#### AIM
Write the data below out exactly as it stands. Do not include the pictures.

#### AVAILABLE DATA
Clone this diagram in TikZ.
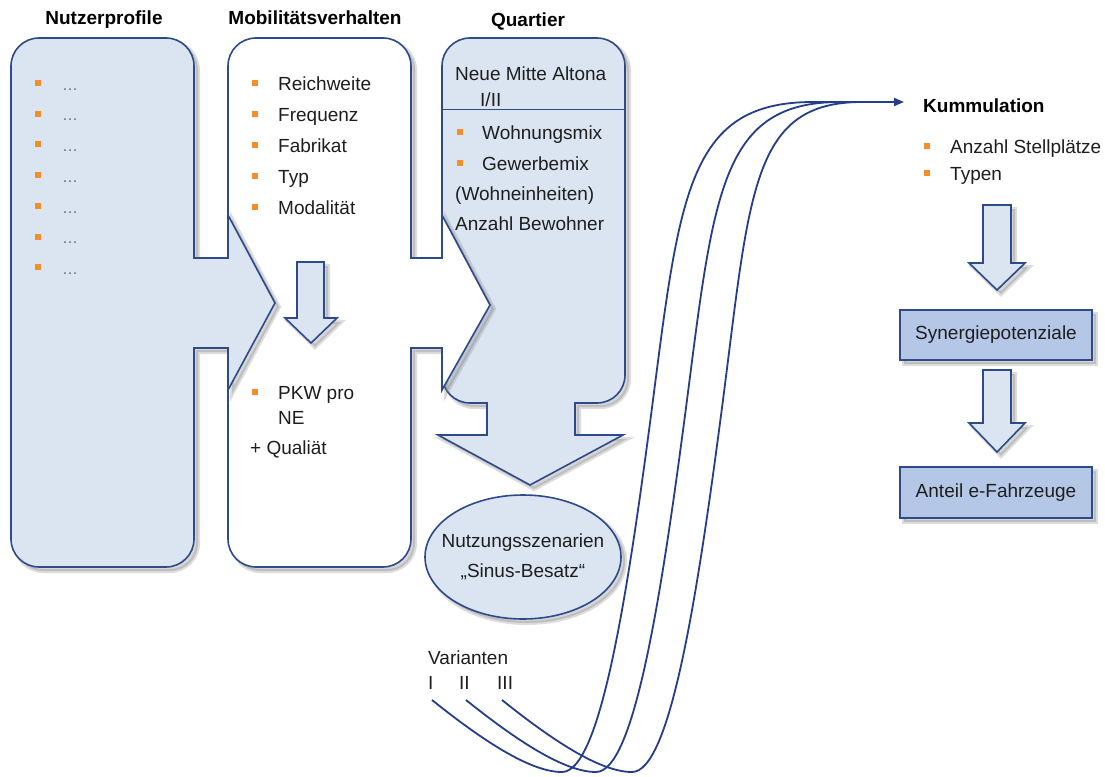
\documentclass[tikz,border=0pt]{standalone}
\usepackage{fontspec}
\setmainfont{Liberation Sans}
\usetikzlibrary{shapes.geometric,arrows.meta}
\definecolor{ln}{RGB}{45,75,138}
\definecolor{lb}{RGB}{219,229,241}
\definecolor{bx}{RGB}{180,199,231}
\definecolor{org}{RGB}{247,140,40}
\definecolor{tx}{RGB}{30,30,30}
\definecolor{cv}{RGB}{36,62,140}
\definecolor{dotc}{RGB}{110,110,110}
\definecolor{shc}{RGB}{120,120,120}
\newcommand{\fz}{\fontsize{19}{23}\selectfont}
\begin{document}
\begin{tikzpicture}[x=1pt,y=-1pt,
  sh/.style={preaction={draw=shc, line width=4pt, draw opacity=0.25, fill=shc, fill opacity=0.3, transform canvas={shift={(4pt,-4pt)}}}},
  shp/.style={sh, draw=ln, line width=1.6pt, line join=miter},
  t/.style={font=\fz, text=tx, inner sep=0pt, anchor=base west},
  ttl/.style={font=\fz\bfseries, text=black, inner sep=0pt, anchor=base},
  bul/.style={rectangle, fill=org, draw=none, minimum size=6pt, inner sep=0pt},
  dts/.style={font=\fontsize{16}{18}\selectfont, text=dotc, inner sep=0pt, anchor=base west},
  bxs/.style={sh, rectangle, draw=ln, line width=1.2pt, fill=bx, font=\fz, text=tx,
     minimum width=192pt, minimum height=50pt, inner sep=0pt},
  cvs/.style={draw=cv, line width=1.8pt}]
\useasboundingbox (0,0) rectangle (1105,776);
\fill[white] (0,0) rectangle (1105,776);

% Panel 3: Quartier
\path[shp, fill=lb]
 (442,66) .. controls (442,50.5) and (454.5,38) .. (470,38)
 -- (597,38) .. controls (612.5,38) and (625,50.5) .. (625,66)
 -- (625,375) .. controls (625,390.5) and (612.5,403) .. (597,403)
 -- (575,403) -- (575,435) -- (623,435) -- (530,485) -- (438,435) -- (487,435) -- (487,403)
 -- (470,403) .. controls (454.5,403) and (442,390.5) .. (442,375) -- cycle;
\draw[ln, line width=1pt] (442,109) -- (625,109);

% Panel 2: Mobilitaetsverhalten
\path[shp, fill=white]
 (228,66) .. controls (228,50.5) and (240.5,38) .. (256,38)
 -- (383,38) .. controls (398.5,38) and (411,50.5) .. (411,66)
 -- (411,258) -- (442,258) -- (442,215) -- (490,305) -- (442,390) -- (442,348) -- (411,348)
 -- (411,539) .. controls (411,554.5) and (398.5,567) .. (383,567)
 -- (256,567) .. controls (240.5,567) and (228,554.5) .. (228,539) -- cycle;

% Panel 1: Nutzerprofile
\path[shp, fill=lb]
 (11,66) .. controls (11,50.5) and (23.5,38) .. (39,38)
 -- (166,38) .. controls (181.5,38) and (194,50.5) .. (194,66)
 -- (194,258) -- (228,258) -- (228,215) -- (275,303) -- (228,390) -- (228,348) -- (194,348)
 -- (194,539) .. controls (194,554.5) and (181.5,567) .. (166,567)
 -- (39,567) .. controls (23.5,567) and (11,554.5) .. (11,539) -- cycle;

% inner arrow of panel 2
\path[shp, fill=lb] (297,262) -- (324,262) -- (324,318) -- (337,318) -- (311,343) -- (285,318) -- (297,318) -- cycle;

% titles
\node[ttl] (tnp) at (104,25) {Nutzerprofile};
\node[ttl] (tmv) at (315,25) {Mobilitätsverhalten};
\node[ttl] (tq) at (528,27) {Quartier};

% panel 1 items
\foreach \i/\yy in {1/83,2/113.5,3/144,4/175,5/206,6/236.5,7/267}{
  \node[bul] (pb\i) at (38,\yy) {};
  \node[dts] (pd\i) at (62,\yy+7) {…};
}

% panel 2 items
\foreach \i/\yy/\w in {1/83/Reichweite,2/114/Frequenz,3/145/Fabrikat,4/176/Typ,5/207/Modalität}{
  \node[bul] (mb\i) at (255,\yy) {};
  \node[t] (mt\i) at (278,\yy+7) {\w};
}
\node[bul] (mb6) at (255,392) {};
\node[t] (mt6) at (278,399) {PKW pro};
\node[t] (mt7) at (278,424) {NE};
\node[t] (mt8) at (250,454) {+ Qualiät};

% panel 3 items
\node[t] (q1) at (455,80) {Neue Mitte Altona};
\node[t] (q2) at (480,106) {I/II};
\node[bul] (qb1) at (460,132) {};
\node[t] (q3) at (482,139) {Wohnungsmix};
\node[bul] (qb2) at (460,163) {};
\node[t] (q4) at (482,170) {Gewerbemix};
\node[t] (q5) at (455,200) {(Wohneinheiten)};
\node[t] (q6) at (455,230) {Anzahl Bewohner};

% ellipse
\node[sh, ellipse, draw=ln, line width=1.6pt, fill=lb, minimum width=196pt, minimum height=124pt,
      inner xsep=-16pt, inner ysep=0pt, align=center, font=\fontsize{19}{30}\selectfont, text=tx]
      (nutz) at (523,557) {Nutzungsszenarien\\„Sinus-Besatz“};

% Varianten
\node[t] (var) at (428,664) {Varianten};
\node[t] (v1) at (428,689) {I};
\node[t] (v2) at (459,689) {II};
\node[t] (v3) at (497,689) {III};

% curves
\coordinate (s1) at (432,700);
\coordinate (s2) at (466,700);
\coordinate (s3) at (502,700);
\coordinate (j1) at (813,102);
\coordinate (j2) at (840,102);
\coordinate (j3) at (862,102);
\coordinate (tip) at (904,102);
\draw[cvs] (s1) .. controls (482,740) and (530,772) .. (562,772)
  .. controls (600,772) and (627,600) .. (653,400)
  .. controls (680,190) and (690,102) .. (j1);
\draw[cvs] (s2) .. controls (516,740) and (564,772) .. (596,772)
  .. controls (634,772) and (661,600) .. (687,400)
  .. controls (714,190) and (722,102) .. (j2);
\draw[cvs] (s3) .. controls (552,740) and (600,772) .. (632,772)
  .. controls (670,772) and (697,600) .. (723,400)
  .. controls (750,190) and (752,102) .. (j3);
\draw[cvs, -{Triangle[length=10pt,width=8pt]}] (j1) -- (tip);

% right column
\node[ttl, anchor=base west] (kum) at (923,112) {Kummulation};
\node[bul] (kb1) at (927,146) {};
\node[t] (k1) at (950,153) {Anzahl Stellplätze};
\node[bul] (kb2) at (927,173) {};
\node[t] (k2) at (950,180) {Typen};
\path[shp, fill=lb] (983,205) -- (1011,205) -- (1011,263) -- (1025,263) -- (997,290) -- (969,263) -- (983,263) -- cycle;
\node[bxs] (syn) at (996,335) {Synergiepotenziale};
\path[shp, fill=lb] (983,370) -- (1011,370) -- (1011,423) -- (1025,423) -- (997,452) -- (969,423) -- (983,423) -- cycle;
\node[bxs, minimum height=51pt] (ant) at (996,492.5) {Anteil e-Fahrzeuge};
\end{tikzpicture}
\end{document}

#### RESPONSE TO THIS EXERCISE
Clone this diagram in TikZ.
\documentclass[tikz,border=0pt]{standalone}
\usepackage{fontspec}
\setmainfont{Liberation Sans}
\usetikzlibrary{shapes.geometric,arrows.meta}
\definecolor{ln}{RGB}{45,75,138}
\definecolor{lb}{RGB}{219,229,241}
\definecolor{bx}{RGB}{180,199,231}
\definecolor{org}{RGB}{247,140,40}
\definecolor{tx}{RGB}{30,30,30}
\definecolor{cv}{RGB}{36,62,140}
\definecolor{dotc}{RGB}{110,110,110}
\definecolor{shc}{RGB}{120,120,120}
\newcommand{\fz}{\fontsize{19}{23}\selectfont}
\begin{document}
\begin{tikzpicture}[x=1pt,y=-1pt,
  sh/.style={preaction={draw=shc, line width=4pt, draw opacity=0.25, fill=shc, fill opacity=0.3, transform canvas={shift={(4pt,-4pt)}}}},
  shp/.style={sh, draw=ln, line width=1.6pt, line join=miter},
  t/.style={font=\fz, text=tx, inner sep=0pt, anchor=base west},
  ttl/.style={font=\fz\bfseries, text=black, inner sep=0pt, anchor=base},
  bul/.style={rectangle, fill=org, draw=none, minimum size=6pt, inner sep=0pt},
  dts/.style={font=\fontsize{16}{18}\selectfont, text=dotc, inner sep=0pt, anchor=base west},
  bxs/.style={sh, rectangle, draw=ln, line width=1.2pt, fill=bx, font=\fz, text=tx,
     minimum width=192pt, minimum height=50pt, inner sep=0pt},
  cvs/.style={draw=cv, line width=1.8pt}]
\useasboundingbox (0,0) rectangle (1105,776);
\fill[white] (0,0) rectangle (1105,776);

% Panel 3: Quartier
\path[shp, fill=lb]
 (442,66) .. controls (442,50.5) and (454.5,38) .. (470,38)
 -- (597,38) .. controls (612.5,38) and (625,50.5) .. (625,66)
 -- (625,375) .. controls (625,390.5) and (612.5,403) .. (597,403)
 -- (575,403) -- (575,435) -- (623,435) -- (530,485) -- (438,435) -- (487,435) -- (487,403)
 -- (470,403) .. controls (454.5,403) and (442,390.5) .. (442,375) -- cycle;
\draw[ln, line width=1pt] (442,109) -- (625,109);

% Panel 2: Mobilitaetsverhalten
\path[shp, fill=white]
 (228,66) .. controls (228,50.5) and (240.5,38) .. (256,38)
 -- (383,38) .. controls (398.5,38) and (411,50.5) .. (411,66)
 -- (411,258) -- (442,258) -- (442,215) -- (490,305) -- (442,390) -- (442,348) -- (411,348)
 -- (411,539) .. controls (411,554.5) and (398.5,567) .. (383,567)
 -- (256,567) .. controls (240.5,567) and (228,554.5) .. (228,539) -- cycle;

% Panel 1: Nutzerprofile
\path[shp, fill=lb]
 (11,66) .. controls (11,50.5) and (23.5,38) .. (39,38)
 -- (166,38) .. controls (181.5,38) and (194,50.5) .. (194,66)
 -- (194,258) -- (228,258) -- (228,215) -- (275,303) -- (228,390) -- (228,348) -- (194,348)
 -- (194,539) .. controls (194,554.5) and (181.5,567) .. (166,567)
 -- (39,567) .. controls (23.5,567) and (11,554.5) .. (11,539) -- cycle;

% inner arrow of panel 2
\path[shp, fill=lb] (297,262) -- (324,262) -- (324,318) -- (337,318) -- (311,343) -- (285,318) -- (297,318) -- cycle;

% titles
\node[ttl] (tnp) at (104,25) {Nutzerprofile};
\node[ttl] (tmv) at (315,25) {Mobilitätsverhalten};
\node[ttl] (tq) at (528,27) {Quartier};

% panel 1 items
\foreach \i/\yy in {1/83,2/113.5,3/144,4/175,5/206,6/236.5,7/267}{
  \node[bul] (pb\i) at (38,\yy) {};
  \node[dts] (pd\i) at (62,\yy+7) {…};
}

% panel 2 items
\foreach \i/\yy/\w in {1/83/Reichweite,2/114/Frequenz,3/145/Fabrikat,4/176/Typ,5/207/Modalität}{
  \node[bul] (mb\i) at (255,\yy) {};
  \node[t] (mt\i) at (278,\yy+7) {\w};
}
\node[bul] (mb6) at (255,392) {};
\node[t] (mt6) at (278,399) {PKW pro};
\node[t] (mt7) at (278,424) {NE};
\node[t] (mt8) at (250,454) {+ Qualiät};

% panel 3 items
\node[t] (q1) at (455,80) {Neue Mitte Altona};
\node[t] (q2) at (480,106) {I/II};
\node[bul] (qb1) at (460,132) {};
\node[t] (q3) at (482,139) {Wohnungsmix};
\node[bul] (qb2) at (460,163) {};
\node[t] (q4) at (482,170) {Gewerbemix};
\node[t] (q5) at (455,200) {(Wohneinheiten)};
\node[t] (q6) at (455,230) {Anzahl Bewohner};

% ellipse
\node[sh, ellipse, draw=ln, line width=1.6pt, fill=lb, minimum width=196pt, minimum height=124pt,
      inner xsep=-16pt, inner ysep=0pt, align=center, font=\fontsize{19}{30}\selectfont, text=tx]
      (nutz) at (523,557) {Nutzungsszenarien\\„Sinus-Besatz“};

% Varianten
\node[t] (var) at (428,664) {Varianten};
\node[t] (v1) at (428,689) {I};
\node[t] (v2) at (459,689) {II};
\node[t] (v3) at (497,689) {III};

% curves
\coordinate (s1) at (432,700);
\coordinate (s2) at (466,700);
\coordinate (s3) at (502,700);
\coordinate (j1) at (813,102);
\coordinate (j2) at (840,102);
\coordinate (j3) at (862,102);
\coordinate (tip) at (904,102);
\draw[cvs] (s1) .. controls (482,740) and (530,772) .. (562,772)
  .. controls (600,772) and (627,600) .. (653,400)
  .. controls (680,190) and (690,102) .. (j1);
\draw[cvs] (s2) .. controls (516,740) and (564,772) .. (596,772)
  .. controls (634,772) and (661,600) .. (687,400)
  .. controls (714,190) and (722,102) .. (j2);
\draw[cvs] (s3) .. controls (552,740) and (600,772) .. (632,772)
  .. controls (670,772) and (697,600) .. (723,400)
  .. controls (750,190) and (752,102) .. (j3);
\draw[cvs, -{Triangle[length=10pt,width=8pt]}] (j1) -- (tip);

% right column
\node[ttl, anchor=base west] (kum) at (923,112) {Kummulation};
\node[bul] (kb1) at (927,146) {};
\node[t] (k1) at (950,153) {Anzahl Stellplätze};
\node[bul] (kb2) at (927,173) {};
\node[t] (k2) at (950,180) {Typen};
\path[shp, fill=lb] (983,205) -- (1011,205) -- (1011,263) -- (1025,263) -- (997,290) -- (969,263) -- (983,263) -- cycle;
\node[bxs] (syn) at (996,335) {Synergiepotenziale};
\path[shp, fill=lb] (983,370) -- (1011,370) -- (1011,423) -- (1025,423) -- (997,452) -- (969,423) -- (983,423) -- cycle;
\node[bxs, minimum height=51pt] (ant) at (996,492.5) {Anteil e-Fahrzeuge};
\end{tikzpicture}
\end{document}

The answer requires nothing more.